Para impedir a catástrofe, é necessário eliminar completamente as emissões líquidas de CO2 em todo o mundo até 2050. O “capitalismo verde” pretende alcançar esse objetivo dissociando o crescimento econômico do aumento das emissões. Apesar de nossos esforços, isso funciona apenas marginalmente. O que é necessário é uma dissociação maciça e sustentada em escala global. Mas não podemos, em menos de trinta anos, usar simultaneamente combustíveis fósseis para construir um novo sistema de energia 100% renovável, continuar a produzir cada vez mais bens queimando basicamente a mesma energia e eliminar as emissões líquidas de CO2. Isso é impossível por motivos físicos e sociais.

Fisicamente, alcançar “emissões líquidas zero” só é possível transformando e transportando menos material em geral e, assim, eliminando a produção e o transporte desnecessários, bem como a produção prejudicial. Socialmente, as “emissões líquidas zero” só podem ser alcançadas de uma maneira digna da humanidade por meio da redução radical das desigualdades sociais. Isso exige uma democratização radical da sociedade e uma transição planejada. O capitalismo é rigorosamente incapaz de fazer tudo isso, porque é fundamentalmente contrário à sua natureza produtivista, inegalitária e autoritária, baseada na concorrência entre proprietários privados.

Einstein é citado como tendo dito: “Você não pode resolver um problema usando os mesmos métodos de pensamento que criaram o problema”. No entanto, é isso que os representantes mais esclarecidos da classe capitalista estão tentando fazer. Eles imaginam que as receitas neoliberais poderiam resolver o problema criado pelas receitas neoliberais. Obcecados pela taxa de lucro, eles acreditam, ou fingem acreditar, que a catástrofe poderia ser interrompida aumentando as desigualdades, destruindo as proteções sociais, privatizando o setor público e criando mais novos mercados “verdes” para os capitalistas. Quando isso não funciona, eles recorrem cada vez mais às tecnologias de captura e sequestro de carbono, aprendizes de feiticeiros.
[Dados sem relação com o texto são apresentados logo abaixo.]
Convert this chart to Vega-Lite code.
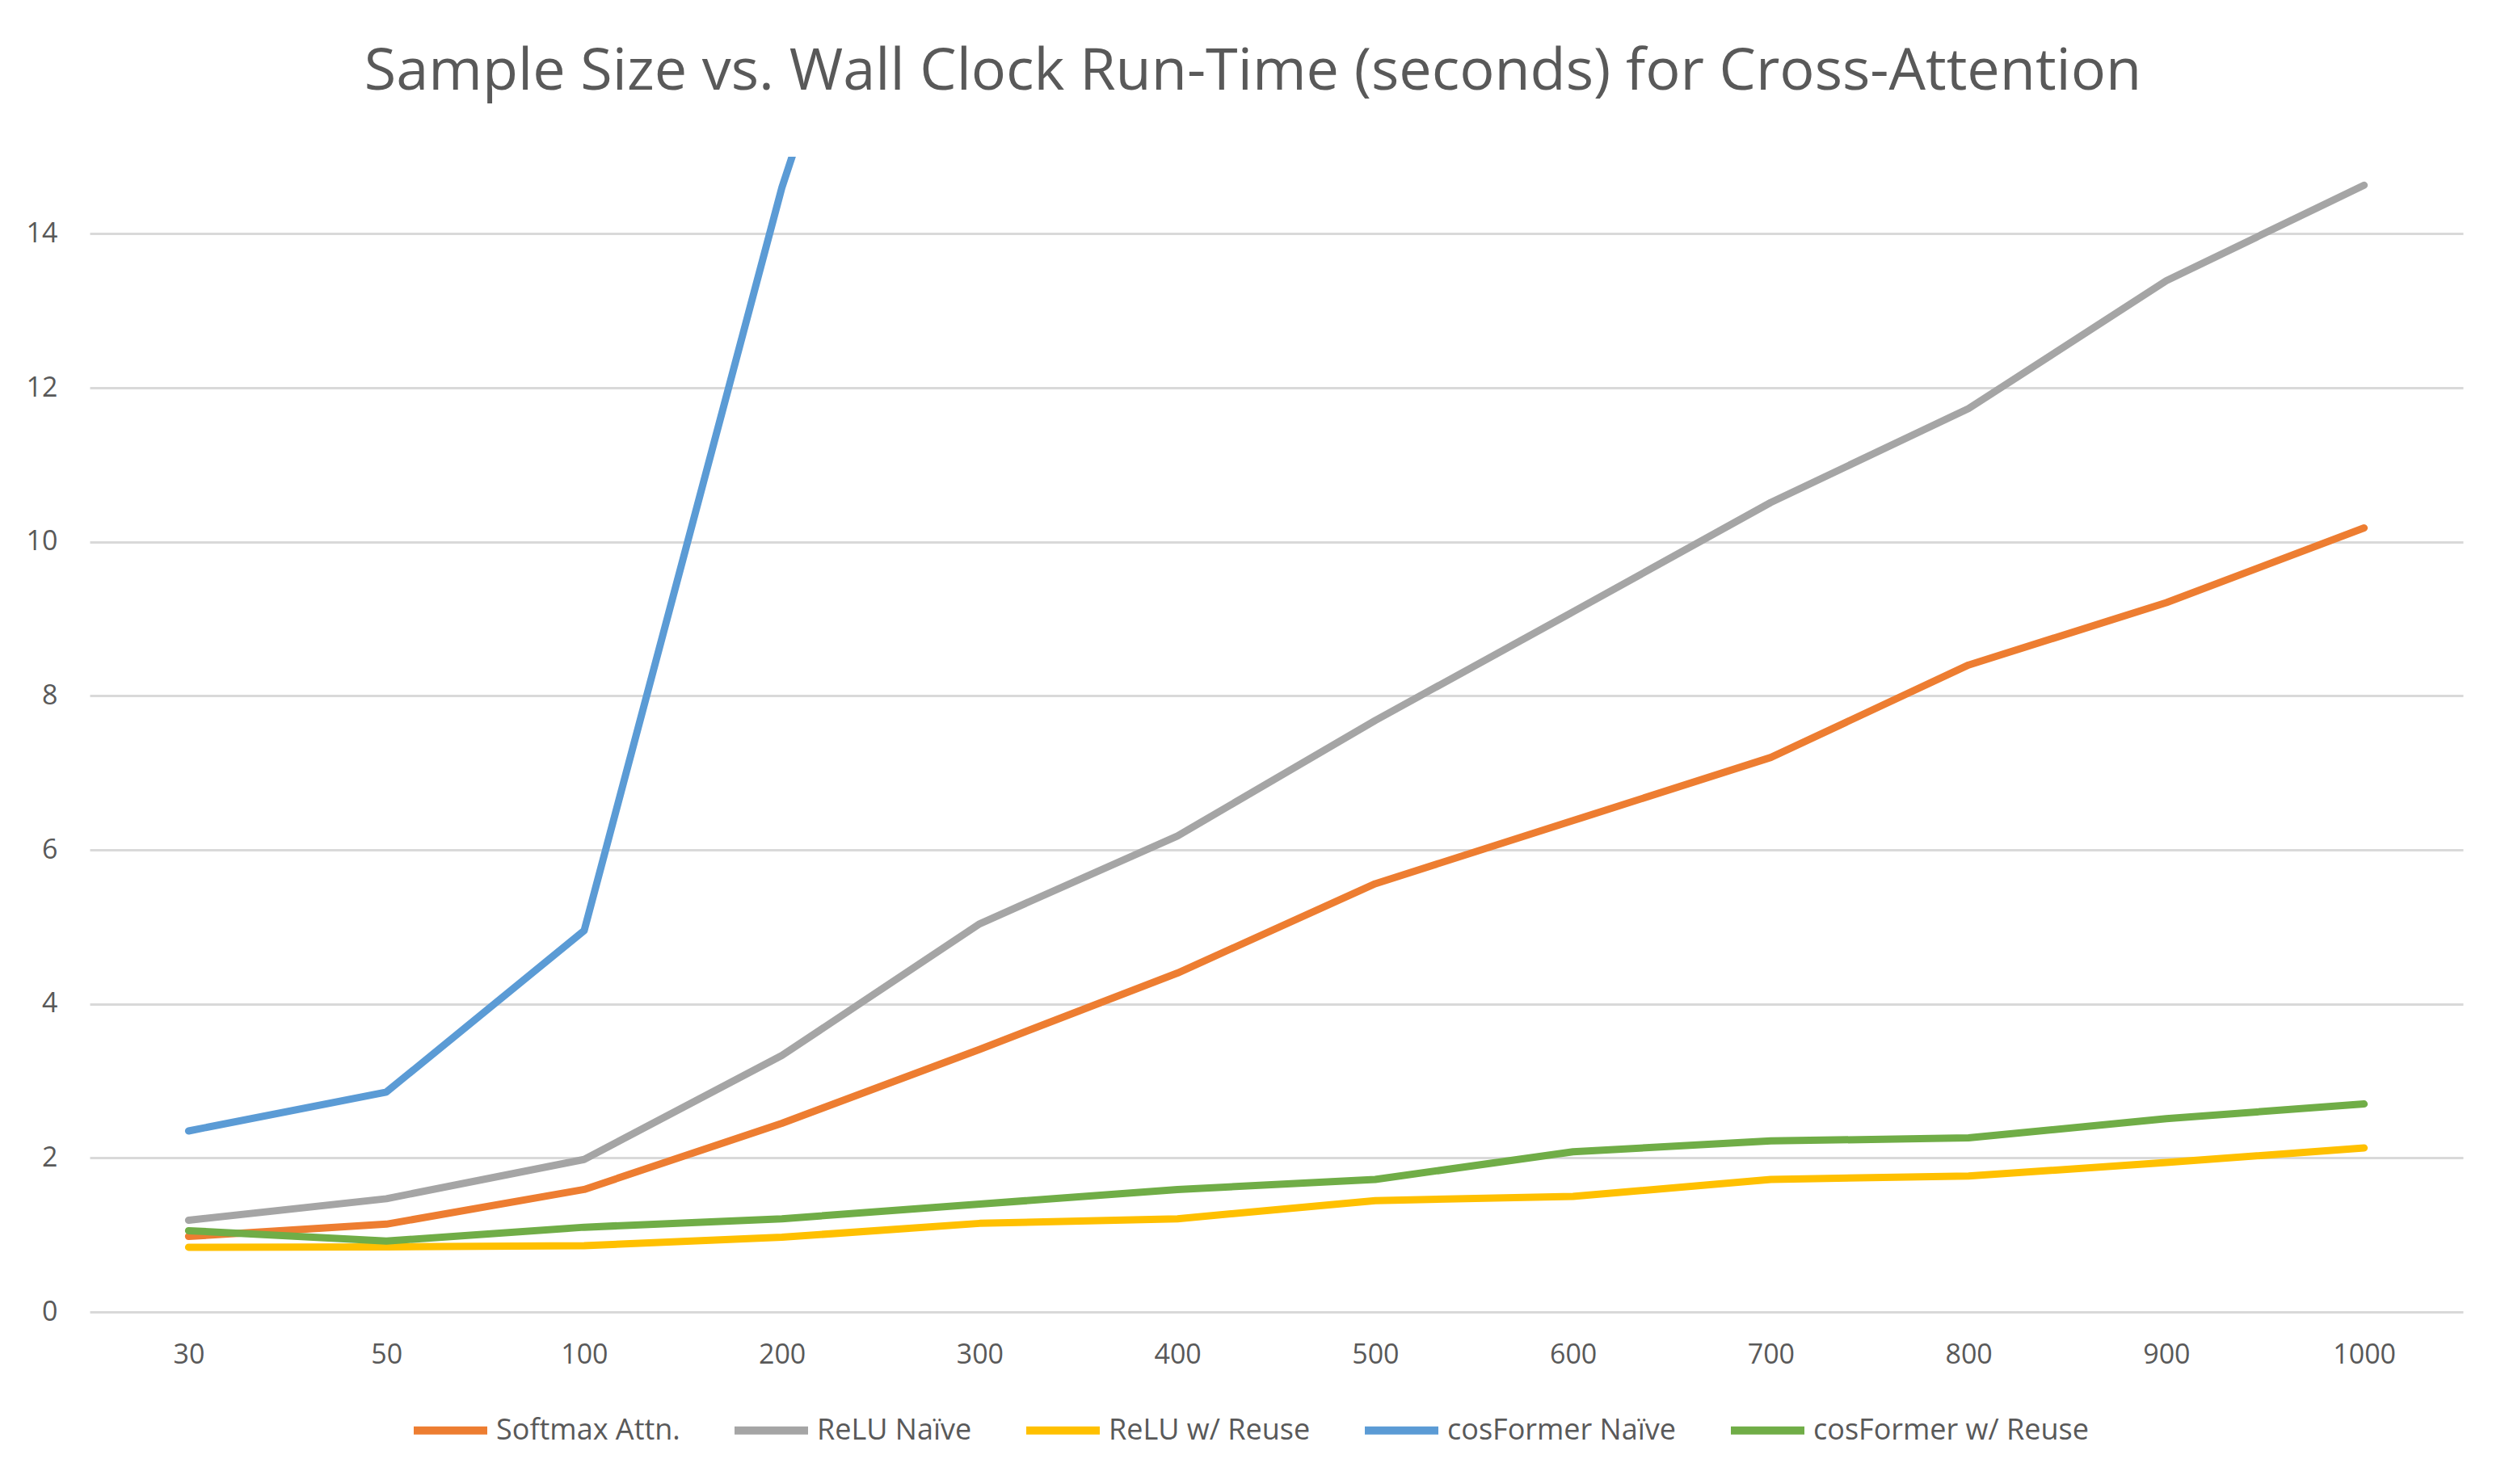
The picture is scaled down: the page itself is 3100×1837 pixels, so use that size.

Na realidade, todas essas políticas do chamado capitalismo verde são ecologicamente ineficazes, socialmente injustas e cada vez mais autoritárias. Consequentemente, um novo perigo está se tornando cada vez mais evidente: o de uma guinada para a extrema direita, ou até mesmo para o ecofascismo.

Trump abriu o caminho. Entre 2016 e 2020, ele retirou os EUA do Acordo de Paris, disfarçou seu apoio aos capitalistas dos combustíveis fósseis como apoio aos trabalhadores (mineiros, em particular) e cuspiu nos migrantes como bodes expiatórios. Se vencer a eleição de novembro, Trump irá muito mais longe na ofensiva reacionária. Da Argentina à Alemanha, da França à Rússia, os neofascistas oferecem seus serviços ao capital de combustível fóssil combinando demagogia social, negação do clima e nacionalismo, sem mencionar o sexismo, o racismo, a islamofobia e o ódio às pessoas LGBT. Dessa forma, o capitalismo verde aumenta a ameaça de uma mudança política para a direita… o que, por sua vez, aceleraria a mudança para o cataclismo ecológico e seu gerenciamento bárbaro e malthusiano às custas do povo.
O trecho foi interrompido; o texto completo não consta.